Locke was of course, pre-Romantic; knowledge as personal encounter was not considered. Thus faith was, for Locke, an intellectual assent to propositions our reason could not arrive at. Locke with his alarming tendency to paraphrase Scripture, saw Scriptural support for natural theology providing a certain amount of what can be known about God from Romans 1:17 (‘for God’s righteous character has been revealed’). However, ‘Locke’s insistence on the place of revelation … which places him at a distance from all who contended that Christianity was simply a republication of the religion of nature’ (p. 207); especially in ethics—the gospel, not Natural, Law was looked to.

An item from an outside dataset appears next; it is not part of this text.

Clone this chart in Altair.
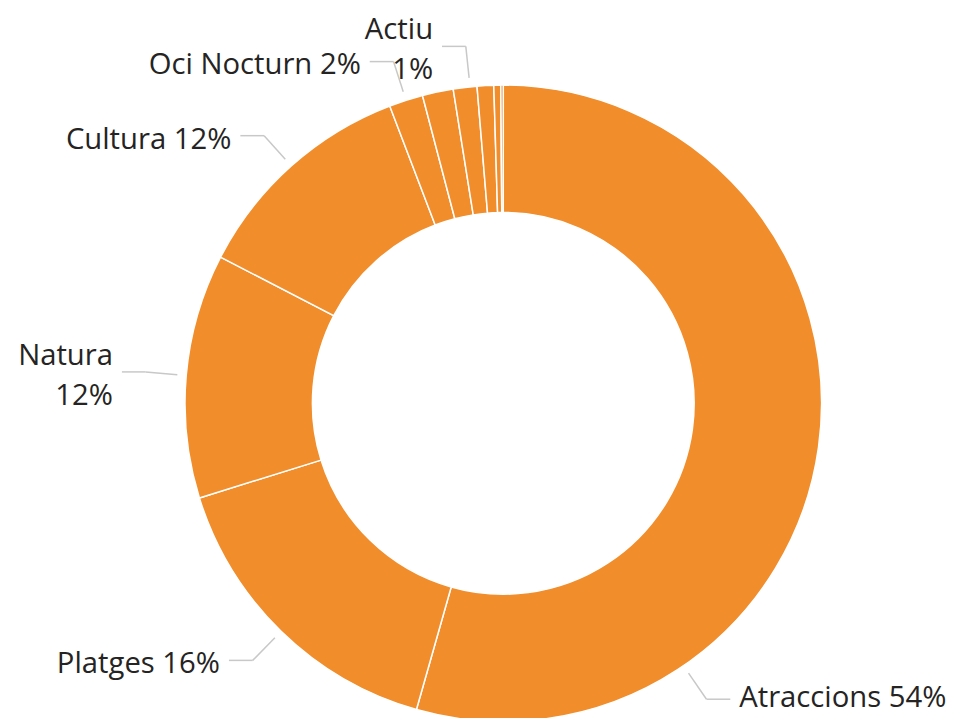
import altair as alt
import pandas as pd

# ---- data ----
categories = ["Atraccions", "Platges", "Natura", "Cultura", "Oci Nocturn",
              "Gastronomia", "Actiu", "Compres", "Salut", "Esports"]
values = [54.4, 15.8, 12.4, 11.6, 1.72, 1.57, 1.2, 0.84, 0.35, 0.125]

# ---- label configuration ----
show_label = [True, True, True, True, True, False, True, False, False, False]
wrap_label = [False, False, True, False, False, False, True, False, False, False]
leader_shift_deg = [47.6, 0, 0, 0, 0, 0, 0.9, 0, 0, 0]

# ---- geometry / style ----
CX, CY = 499.5, 395.7
R_OUT, R_IN = 321, 192.5
R_LEAD0, R_LEAD1 = 330, 362
HSEG, GAP = 24, 9
LINE_H = 40
TEXT_DY = 4
TEXT_Y_MAX = 693
ORANGE = "#F18D2B"
FONT = "Open Sans"
FS = 29.5

df = pd.DataFrame({
    "idx": list(range(len(categories))),
    "category": categories,
    "value": values,
    "show": show_label,
    "wrap": wrap_label,
    "shift": leader_shift_deg,
})

base = (
    alt.Chart(df)
    .transform_joinaggregate(total="sum(value)")
    .transform_window(cum="sum(value)", sort=[alt.SortField("idx", order="ascending")], frame=[None, 0])
    .transform_calculate(mid="(datum.cum - datum.value / 2) / datum.total * 360 + datum.shift")
    .transform_calculate(rad="datum.mid * PI / 180")
    .transform_calculate(
        sx=f"{CX} + {R_LEAD0} * sin(datum.rad)",
        sy=f"{CY} - {R_LEAD0} * cos(datum.rad)",
        ex=f"{CX} + {R_LEAD1} * sin(datum.rad)",
        ey=f"{CY} - {R_LEAD1} * cos(datum.rad)",
        side="sin(datum.rad) >= 0 ? 1 : -1",
        pct="format(datum.value / datum.total, '.0%')",
    )
    .transform_calculate(
        hx=f"datum.ex + datum.side * {HSEG}",
        tx=f"datum.ex + datum.side * {HSEG + GAP}",
        ty=f"min({TEXT_Y_MAX}, datum.ey + {TEXT_DY} - (datum.wrap ? {LINE_H / 2} : 0))",
        lab="datum.wrap ? datum.category + '\\n' + datum.pct : datum.category + ' ' + datum.pct",
    )
)

arcs = base.mark_arc(
    innerRadius=R_IN, outerRadius=R_OUT, stroke="white", strokeWidth=1.5, color=ORANGE
).encode(
    theta=alt.Theta("value:Q", stack=True),
    order=alt.Order("idx:Q", sort="ascending"),
    x=alt.value(CX),
    y=alt.value(CY),
    tooltip=["category:N", "value:Q"],
)

labeled = base.transform_filter("datum.show")

lead1 = labeled.mark_rule(color="#c8c8c8", strokeWidth=1.5).encode(
    x=alt.X("sx:Q", scale=None, axis=None),
    y=alt.Y("sy:Q", scale=None, axis=None),
    x2="ex:Q",
    y2="ey:Q",
)
lead2 = labeled.mark_rule(color="#c8c8c8", strokeWidth=1.5).encode(
    x=alt.X("ex:Q", scale=None, axis=None),
    y=alt.Y("ey:Q", scale=None, axis=None),
    x2="hx:Q",
    y2="ey:Q",
)

text_common = dict(font=FONT, fontSize=FS, baseline="middle",
                   lineBreak="\n", lineHeight=LINE_H, color="#252423")
text_left = labeled.transform_filter("datum.side < 0").mark_text(align="right", **text_common).encode(
    x=alt.X("tx:Q", scale=None, axis=None),
    y=alt.Y("ty:Q", scale=None, axis=None),
    text="lab:N",
)
text_right = labeled.transform_filter("datum.side > 0").mark_text(align="left", **text_common).encode(
    x=alt.X("tx:Q", scale=None, axis=None),
    y=alt.Y("ty:Q", scale=None, axis=None),
    text="lab:N",
)

chart = (
    alt.layer(arcs, lead1, lead2, text_left, text_right)
    .properties(width=946, height=710, autosize=alt.AutoSizeParams(type="none"), padding=0)
    .configure_view(stroke=None)
)

chart.save("out.html", embed_options={"renderer": "svg", "actions": False})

Sell has a tendency to overplay Locke’s Calvinist inheritance; there is perhaps a lapsed Calvinism as there was in Grotius (and there would be markedly in Hume). The fact that we are born like blank sheets meant for Locke that we are not represented by Adam in the sense that what he did fixes our destiny (there was a dislike of believing in such a thing as ‘human substance’ anyway); Locke softened the consequences of the noetic fall—Romans 1:28 read as ‘given over to an unsearching and unjudicious (not ‘reprobate’) mind’; education is heavily relied on as a panacea, to the extent that Sell concludes that Locke was ignorant of the role of the Holy Spirit. The problem lies not in our reason or will but in our appetites (our reason should overwhelm our appetites when it is given the chance to consider whether a certain course of action will be reckoned punishable or meritorious at the Last Judgement). One can draw the Trinity from the Bible (Locke not wholly Arian) but it is not explicitly there (not wholly orthodox).

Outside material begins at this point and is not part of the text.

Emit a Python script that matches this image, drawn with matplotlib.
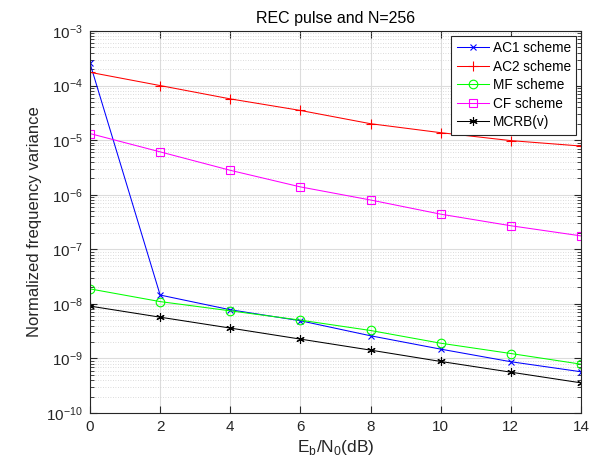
import matplotlib
matplotlib.use("Agg")
import matplotlib.pyplot as plt
from matplotlib.ticker import LogLocator, FixedLocator, NullFormatter

plt.rcParams['font.family'] = ['Liberation Sans', 'DejaVu Sans']

ebn0 = [0, 2, 4, 6, 8, 10, 12, 14]
ac1 = [2.56e-4, 1.45e-8, 7.8e-9, 4.9e-9, 2.6e-9, 1.48e-9, 8.7e-10, 5.7e-10]
ac2 = [1.75e-4, 1.0e-4, 5.7e-5, 3.5e-5, 2.0e-5, 1.37e-5, 9.8e-6, 7.8e-6]
mf = [1.88e-8, 1.1e-8, 7.45e-9, 5.03e-9, 3.25e-9, 1.9e-9, 1.23e-9, 7.85e-10]
cf = [1.32e-5, 6.1e-6, 2.8e-6, 1.39e-6, 8.0e-7, 4.4e-7, 2.7e-7, 1.76e-7]
mcrb = [9.1e-9, 5.7e-9, 3.6e-9, 2.26e-9, 1.42e-9, 8.8e-10, 5.6e-10, 3.57e-10]
labels = ['AC1 scheme', 'AC2 scheme', 'MF scheme', 'CF scheme', 'MCRB(v)']

fig = plt.figure(figsize=(5.89, 4.67), dpi=100)
ax = fig.add_axes([90/589, 1-413/467, (581-90)/589, (413-31)/467])

lw = 0.75
ax.semilogy(ebn0, ac1, color='#0000ff', marker='x', ms=5, lw=lw, mew=0.8, label=labels[0])
ax.semilogy(ebn0, ac2, color='#ff0000', marker='+', ms=7, lw=lw, mew=0.8, label=labels[1])
ax.semilogy(ebn0, mf, color='#00ff00', marker='o', ms=6.2, lw=lw, mew=0.8, mfc='none', label=labels[2])
ax.semilogy(ebn0, cf, color='#ff00ff', marker='s', ms=5.6, lw=lw, mew=0.8, mfc='none', label=labels[3])
ax.semilogy(ebn0, mcrb, color='#000000', marker=(6, 2, 0), ms=6, lw=lw, mew=0.8, label=labels[4])

ax.set_xlim(0, 14)
ax.set_ylim(1e-10, 1e-3)
ax.xaxis.set_major_locator(FixedLocator([0, 2, 4, 6, 8, 10, 12, 14]))
ax.yaxis.set_major_locator(LogLocator(base=10, numticks=20))
ax.yaxis.set_minor_locator(LogLocator(base=10, subs=range(2, 10), numticks=20))
ax.yaxis.set_minor_formatter(NullFormatter())

ax.grid(True, which='major', color='#dcdcdc', lw=0.8, ls='-')
ax.grid(True, which='minor', axis='y', color='#d0d0d0', lw=0.6, ls=(0, (1, 2)))
ax.set_axisbelow(True)

ax.tick_params(which='both', direction='in', top=True, right=True, colors='#262626', labelsize=11)
ax.tick_params(which='major', length=5, pad=5)
ax.tick_params(which='minor', length=3)
for s in ax.spines.values():
    s.set_color('#262626')
    s.set_linewidth(0.8)

ax.set_title('REC pulse and N=256', fontsize=11.5, color='#000000', pad=6)
ax.set_xlabel(r'E$_\mathregular{b}$/N$_\mathregular{0}$(dB)', fontsize=12.5, color='#262626', labelpad=3)
ax.set_ylabel('Normalized frequency variance', fontsize=12, color='#262626', labelpad=3)

leg = ax.legend(loc='upper right', fontsize=9.8, fancybox=False, framealpha=1,
                edgecolor='#262626', borderaxespad=0.35, handlelength=2.4,
                labelspacing=0.33, borderpad=0.4, handletextpad=0.25)
leg.get_frame().set_linewidth(0.8)

fig.savefig('out.png', dpi=100)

Perhaps Locke is best known for his belief in toleration of belief and worship unless there was harm such as treason lurking behind these: ‘in view of the limitations of human knowledge and the consequent impossibility of attaining absolute certainty, the toleration of differing views is right and necessary’ (quoted, p. 154). It is however the buzz-words like toleration and a minimal account of Christian belief (‘Jesus is the Messiah’) which encouraged the likes of Toland and Tindal who went further down the slippery slope of ‘rational, non-mysterious religion’ in the generation following Locke’s death. For evangelicals in an age of pluralism these are issues worth pondering and debating.
To be a little critical, there is not as much interaction with the morass of Locke scholarship as one might have hoped. This can be excused of course:—it is a book about the reception of Locke (e.g. Stillingfleet in his own time, Edwards afterwards), not about Locke himself. Yet one senses a lack of depth; there are too many characters adduced as indebted to Locke for any one of them to be treated in any detailed way. Nor is there very much on how Locke is relevant for the questions and theologies of today: perhaps that is to come in Sell’s next book, although some attempt is made here. One would do better to look at Woltertstorff’s John Locke and the Ethics of Belief, or even at the early part of Stephen Williams’ Reason and Reconciliation: a window on modernity.